Apply changes with Terraform

After you have configured your changes in the app:

  1. Click Code config.

  2. Copy or download the file to your computer.

  3. Add the definition to a Terraform file.

  4. Run this command to create the resource:

    terraform apply

The following code is an example of a Terraform file used to create quotas and priorities:

resource "chronosphere_resource_pools_config" "resource_pools" {
  default_pool {
    allocation {
      percent_of_license = 61
    }
 
    priorities {
      high_priority_match_rules = ["chronosphere_k8s_cluster:production*"]
      low_priority_match_rules  = ["chronosphere_k8s_cluster:rc*"]
    }
  }
 
  pool {
    name = "Tracing Services"
 
    allocation {
      percent_of_license = 10
    }
 
    match_rules = ["service:{spanhandler,traceingester}"]
 
    priorities {
      high_priority_match_rules = ["chronosphere_k8s_cluster:production*"]
      low_priority_match_rules  = ["chronosphere_k8s_cluster:rc*"]
    }
  }
 
  pool {
    name = "M3 Services"
 
    allocation {
      percent_of_license = 25
    }
 
    match_rules = ["service:m3*"]
 
    priorities {
      high_priority_match_rules = ["chronosphere_k8s_cluster:production*"]
      low_priority_match_rules  = ["chronosphere_k8s_cluster:rc*"]
    }
  }
 
  pool {
    name = "Gateway Services"
 
    allocation {
      percent_of_license = 4
    }
 
    match_rules = ["service:gateway*"]
 
    priorities {
      high_priority_match_rules = ["chronosphere_k8s_cluster:production*"]
      low_priority_match_rules  = ["chronosphere_k8s_cluster:rc*"]
    }
  }
}}

Create an alert for a pool in penalty

When a pool is in a penalty state, it might drop metrics to reduce usage. For higher priority pools, this can result in the loss of important data. To reduce or prevent data loss, create a monitor to alert on pool usage and notify the appropriate team to take preventative action.
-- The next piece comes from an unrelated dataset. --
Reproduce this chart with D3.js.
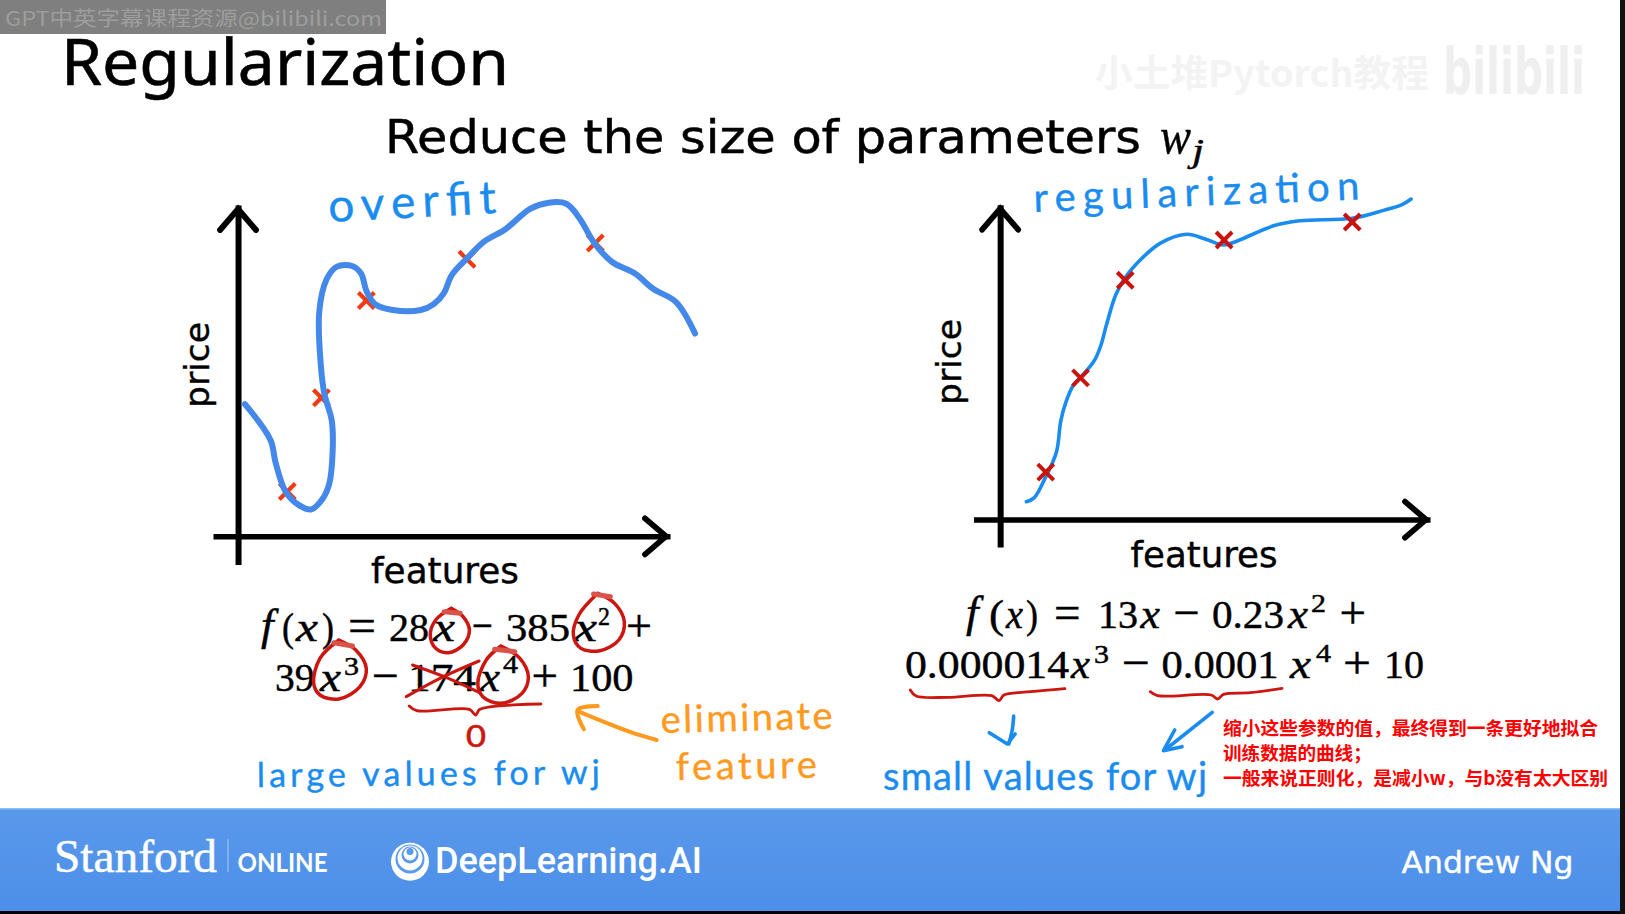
<!DOCTYPE html>
<html><head><meta charset="utf-8">
<script src="https://cdn.jsdelivr.net/npm/d3@7"></script>
<style>html,body{margin:0;padding:0;background:#fff;overflow:hidden}svg{display:block}</style>
</head><body><svg id="c" width="1625" height="914"></svg>
<script>
// ---- data (0-100 chart units) ----
const overfitX = [1.6,7.5,8.7,11.0,14.0,16.9,19.5,21.1,21.9,21.7,20.0,19.2,18.8,20.5,22.9,26.4,28.5,29.7,31.7,35.8,42.3,45.3,47.7,49.4,53.0,57.1,61.8,67.7,71.9,76.0,79.0,82.5,86.6,91.9,96.1,101.4,105.8];
const overfitY = [39.9,29.1,22.2,13.5,9.5,8.1,11.2,15.8,25.6,34.9,42.9,51.0,67.8,77.6,81.4,81.6,79.3,74.1,70.1,68.3,68.3,70.1,73.5,78.7,83.9,89.1,92.6,98.9,100.7,100.4,96.1,88.5,82.8,79.3,74.7,70.7,61.2];
const overfitPtsX = [11.4,19.3,29.7,53.0,82.7];
const overfitPtsY = [13.5,41.8,71.2,83.6,88.5];
const regX = [6.1,7.9,10.4,13.1,14.1,15.3,17.1,19.6,22.0,23.5,24.7,26.9,29.1,33.0,37.3,43.4,47.7,52.0,55.0,63.6,69.7,81.9,89.2,93.5,95.6];
const regY = [5.7,6.9,13.0,21.5,31.3,37.3,42.8,46.5,50.7,55.6,61.7,71.4,76.9,83.0,87.8,90.6,89.1,87.2,88.4,93.3,94.9,95.7,98.2,100,101.8];
const regPtsX = [10.6,18.7,29.1,52.1,81.9];
const regPtsY = [15.1,45.0,76.0,88.8,94.5];

const svg = d3.select('#c');
const INK='#000', BLUE='#1a8cf0', CURVE='#4488ea', ORANGE='#ff9a1f', RED='#cc1610';
const SANS='"DejaVu Sans",sans-serif', SERIF='"Liberation Serif",serif', HAND='Lato,sans-serif', CJK='"Noto Sans CJK SC",sans-serif';

function txt(s,x,y,o={}){
  const t=svg.append('text').attr('x',x).attr('y',y).text(s)
    .attr('font-family',o.f||SANS).attr('font-size',o.s||20).attr('fill',o.c||INK)
    .attr('font-weight',o.w||'normal').attr('font-style',o.i?'italic':'normal');
  if(o.len){t.attr('textLength',o.len).attr('lengthAdjust',o.adj||'spacingAndGlyphs');}
  if(o.sw){t.attr('stroke',o.c||INK).attr('stroke-width',o.sw);}
  if(o.rot!==undefined){t.attr('transform',`rotate(${o.rot} ${x} ${y})`);}
  if(o.sy){t.attr('transform',`translate(0 ${y}) scale(1 ${o.sy}) translate(0 ${-y})`);}
  return t;
}
const lineGen=d3.line().curve(d3.curveCatmullRom.alpha(0.5));

// ---- page frame ----
const grad=svg.append('defs').append('linearGradient').attr('id','bar').attr('x1',0).attr('x2',0).attr('y1',0).attr('y2',1);
grad.append('stop').attr('offset',0).attr('stop-color','#5a99eb');
grad.append('stop').attr('offset',1).attr('stop-color','#4c8fe9');
svg.append('rect').attr('width',1625).attr('height',914).attr('fill','#fff');
svg.append('rect').attr('x',0).attr('y',808).attr('width',1625).attr('height',103).attr('fill','url(#bar)');
svg.append('rect').attr('x',0).attr('y',808).attr('width',1625).attr('height',1.5).attr('fill','#8cc0f2');
svg.append('rect').attr('x',0).attr('y',911).attr('width',1625).attr('height',3).attr('fill','#000');
svg.append('rect').attr('x',1620).attr('y',0).attr('width',5).attr('height',914).attr('fill','#111');

// ---- watermarks ----
svg.append('rect').attr('width',386).attr('height',34).attr('fill','#7f7f7f');
txt('GPT中英字幕课程资源@bilibili.com',5,26,{f:CJK,s:20,c:'#9d9d9d',len:377});
txt('小土堆Pytorch教程',1095,87,{f:CJK,s:37,c:'#f3f3f3',w:'bold',len:334});
txt('bilibili',1443,94,{f:SANS,s:40,c:'#efefef',w:'bold',len:142,sy:1.6});

// ---- headings ----
txt('Regularization',61,85,{f:'"Noto Sans",sans-serif',s:63,len:448,sw:.6});
txt('Reduce the size of parameters',385,153,{s:47,len:756,sw:.5});
txt('w',1160,153,{f:SERIF,s:50,i:1,len:31,sw:.4});
txt('j',1192,162,{f:SERIF,s:33,i:1,len:12,sw:.4});

// ---- two charts ----
function chart(o){
  const x=d3.scaleLinear().domain(o.xd).range(o.xr);
  const y=d3.scaleLinear().domain(o.yd).range(o.yr);
  const ax=svg.append('g').attr('transform',`translate(0,${y(0)})`).call(d3.axisBottom(x).tickValues([]).tickSizeOuter(0));
  const ay=svg.append('g').attr('transform',`translate(${x(0)},0)`).call(d3.axisLeft(y).tickValues([]).tickSizeOuter(0));
  ax.select('.domain').attr('stroke',INK).attr('stroke-width',5.5);
  ay.select('.domain').attr('stroke',INK).attr('stroke-width',6);
  const inset=4, tipX=x(100)-inset, tipY=y(100)+inset, ox=x(0), oy=y(0), h=o.head;
  const head=d3.line();
  svg.append('path').attr('d',head([[tipX-h[0],oy-h[1]],[tipX,oy],[tipX-h[0],oy+h[1]]])).attr('fill','none').attr('stroke',INK).attr('stroke-width',5.8).attr('stroke-linecap','round').attr('stroke-linejoin','miter');
  svg.append('path').attr('d',head([[ox-h[1],tipY+h[0]],[ox,tipY],[ox+h[1],tipY+h[0]]])).attr('fill','none').attr('stroke',INK).attr('stroke-width',5.8).attr('stroke-linecap','round').attr('stroke-linejoin','miter');
  const cr=svg.append('g').attr('stroke',o.crossC).attr('stroke-width',o.crossW).attr('stroke-linecap','butt');
  o.px.forEach((v,i)=>{const cx=x(v),cy=y(o.py[i]),r=o.crossR;
    cr.append('line').attr('x1',cx-r).attr('y1',cy-r).attr('x2',cx+r).attr('y2',cy+r);
    cr.append('line').attr('x1',cx-r).attr('y1',cy+r).attr('x2',cx+r).attr('y2',cy-r);});
  const l=d3.line().x(d=>x(d[0])).y(d=>y(d[1])).curve(d3.curveCatmullRom.alpha(0.5));
  svg.append('path').attr('d',l(o.cx.map((v,i)=>[v,o.cy[i]]))).attr('fill','none').attr('stroke',o.curveC).attr('stroke-width',o.curveW).attr('stroke-linecap','round').attr('stroke-linejoin','round');
  if(o.crossOnTop) svg.node().appendChild(cr.node());
}
chart({xd:[-5.8,100],xr:[213,670],yd:[-8.5,100],yr:[564.5,205],head:[21,18],cx:overfitX,cy:overfitY,px:overfitPtsX,py:overfitPtsY,curveC:CURVE,curveW:6,crossC:'#f03a12',crossW:4.2,crossR:8});
chart({xd:[-6.2,100],xr:[973.5,1430],yd:[-8.7,100],yr:[547,204.7],head:[21,18],cx:regX,cy:regY,px:regPtsX,py:regPtsY,curveC:BLUE,curveW:3.6,crossC:'#c8130e',crossW:4,crossR:8,crossOnTop:true});
txt('price',209,408,{s:34,rot:-90,len:86,sw:.4});
txt('price',960.5,405,{s:34,rot:-90,len:86,sw:.4});
txt('features',371,582.5,{s:35,len:148,sw:.4});
txt('features',1130.5,567,{s:35,len:147,sw:.4});

// ---- equations: label, left, right, baseline, style ----
const eqText=[
 ['f',261,281,640,'f'],['(',282,294,641],['x',296,318,641,'i'],[')',322,334,641],['=',348,376,641,'o'],['28',389,429,641],['x',433,455,641,'i'],['−',472,493,641,'o'],['385',506,570,641],['x',574,597,641,'i'],['2',598,610,625,'e'],['+',626,652,641,'o'],
 ['39',275,314.5,691],['x',320,341,691,'i'],['3',344,359,675,'e'],['−',372,399,691,'o'],['174',408,476,691],['x',480,500,691,'i'],['4',503,518,673,'e'],['+',531.5,558,691,'o'],['100',570,633.5,691],
 ['f',966,988,627,'f'],['(',989,1004,628],['x',1006,1023,628,'i'],[')',1026,1038,628],['=',1054,1080.5,628,'o'],['13',1098,1138,628],['x',1140.5,1160,628,'i'],['−',1173.6,1200,628,'o'],['0.23',1212,1284,628],['x',1288,1308,628,'i'],['2',1311,1326,612,'e'],['+',1339.5,1366,628,'o'],
 ['0.000014',905,1069,678],['x',1071,1090,678,'i'],['3',1094,1109,663,'e'],['−',1122,1150,678,'o'],['0.0001',1161.5,1278.5,678],['x',1290,1311,678,'i'],['4',1316,1331,662,'e'],['+',1343,1371,678,'o'],['10',1384,1424,678]
];
eqText.forEach(([s,a,b,y,k])=>{
  if(k==='f') txt(s,a,y,{f:SERIF,s:45,i:true,sw:.5});
  else txt(s,a,y,{f:SERIF,s:k==='e'?25:k==='o'?46:40,i:k==='i',len:b-a,sw:.45});
});

// ---- hand-written notes ----
txt('overfit',329,222,{f:HAND,s:46,c:BLUE,rot:-3,len:168,adj:'spacing',sw:.4});
txt('regularization',1034,212,{f:HAND,s:40,c:BLUE,rot:-2.2,len:326,adj:'spacing',sw:.4});
txt('large values for wj',257,787,{f:HAND,s:34,c:BLUE,rot:-.5,len:343,adj:'spacing',sw:.4});
txt('small values for wj',883,790,{f:HAND,s:38,c:BLUE,len:324,adj:'spacing',sw:.4});
txt('eliminate',661,733,{f:HAND,s:38,c:ORANGE,rot:-1.5,len:172,adj:'spacing',sw:.4});
txt('feature',676,780,{f:HAND,s:38,c:ORANGE,rot:-1,len:141,adj:'spacing',sw:.4});
txt('0',466,747,{f:HAND,s:30,c:RED,sw:.6,len:20});

// ---- strokes over the equations (positions in crop coordinates of each region) ----
const lx=d3.scaleLinear().domain([0,1568]).range([200,860]), ly=d3.scaleLinear().domain([0,1002]).range([580,914]);
const rx=d3.scaleLinear().domain([0,1568]).range([860,1625]), ry=ly;
function stroke(pts,sx,sy,c,w,smooth=true){
  const g=smooth?lineGen:d3.line();
  svg.append('path').attr('d',g(pts.map(p=>[sx(p[0]),sy(p[1])]))).attr('fill','none').attr('stroke',c).attr('stroke-width',w).attr('stroke-linecap','round').attr('stroke-linejoin','round');
}
const ringA=[[597,85],[625,110],[640,150],[625,195],[590,218],[560,205],[547,165],[560,120],[597,85]];
const ringB=[[945,40],[985,70],[1008,125],[995,180],[950,212],[905,205],[887,165],[900,105],[945,40]];
const ringC=[[330,180],[370,210],[395,265],[380,320],[330,357],[285,345],[270,310],[285,235],[330,180]];
const ringD=[[715,198],[760,235],[780,290],[765,340],[715,370],[672,350],[660,310],[680,240],[715,198]];
[ringA,ringB,ringC,ringD].forEach(r=>stroke(r,lx,ly,RED,3.5));
[[[580,95],[618,100]],[[935,42],[975,50]],[[318,188],[362,198]],[[700,208],[748,215]]].forEach(r=>stroke(r,lx,ly,'#d9534a',5,false));
stroke([[490,350],[570,295],[663,243]],lx,ly,RED,3);
stroke([[505,255],[590,295],[663,337]],lx,ly,RED,3);
stroke([[497,378],[515,392],[640,388],[655,405],[665,388],[810,372]],lx,ly,RED,2.8);
stroke([[1085,480],[1020,455],[900,395]],lx,ly,ORANGE,4);
stroke([[945,378],[897,390],[912,448]],lx,ly,ORANGE,4);
stroke([[103,330],[115,348],[180,352],[270,347],[285,362],[295,345],[350,335],[420,326]],rx,ry,RED,2.8);
stroke([[595,335],[610,347],[720,345],[733,357],[745,343],[800,338],[865,325]],rx,ry,RED,2.8);
stroke([[315,408],[312,450],[305,492]],rx,ry,BLUE,3.6);
stroke([[265,458],[302,492],[318,462]],rx,ry,BLUE,3.6,false);
stroke([[722,397],[625,510]],rx,ry,BLUE,3.6);
stroke([[645,450],[622,512],[660,500]],rx,ry,BLUE,3.6,false);

// ---- subtitle note ----
const noteLines=['缩小这些参数的值，最终得到一条更好地拟合','训练数据的曲线；','一般来说正则化，是减小w，与b没有太大区别'];
const noteBase=[735,760,785], noteLen=[375,null,385];
noteLines.forEach((s,i)=>txt(s,1223,noteBase[i],{f:CJK,s:18.6,w:'bold',c:'#ff0000',len:noteLen[i]||undefined}));

// ---- footer ----
txt('Stanford',54,872,{f:SERIF,s:46,c:'#fff',len:163,sw:.5});
svg.append('rect').attr('x',227.5).attr('y',839).attr('width',1).attr('height',33).attr('fill','#a8c8f2');
txt('ONLINE',237.5,872,{f:'Lato,sans-serif',s:26,w:'bold',c:'#fff',len:90});
const logo=svg.append('g');
[[410,861.7,19,'#fff'],[410,859,14.5,'#5a99eb'],[410,858,12.5,'#fff'],[410,855,8.5,'#5a99eb'],[410,854,6.5,'#fff'],[410,851.5,3.5,'#5a99eb']].forEach(c=>logo.append('circle').attr('cx',c[0]).attr('cy',c[1]).attr('r',c[2]).attr('fill',c[3]));
txt('DeepLearning.AI',435,873,{f:'Roboto,sans-serif',s:37,w:500,c:'#fff',len:267});
txt('Andrew Ng',1401.5,872.7,{s:31,c:'#fff',len:172,sw:.4});
</script></body></html>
  1. Create a notification policy with criteria like warn if value is > 90% for 5 minutes.

  2. Create a notifier and align with your internal alerting policies to route the alerts to the right team.

  3. Create a monitor.

    1. In the monitor query, add the query to return each pool's percent utilization. You can set up alerts using the chrono_poolstats_count metric. A query that returns each pool's percent utilization of its quota might look like this:

      (sum by (metrics_class) (rate(chrono_poolstats_count{type="persisted", dropped="no"}[2m]))) / ((sum by(metrics_class) (coordinator_scheduler_metrics_class_weight{})) * on() group_left() limit_service_licensed_persist_limit{})
    2. In the Signals section, select Per time series (many alerts) as the signal.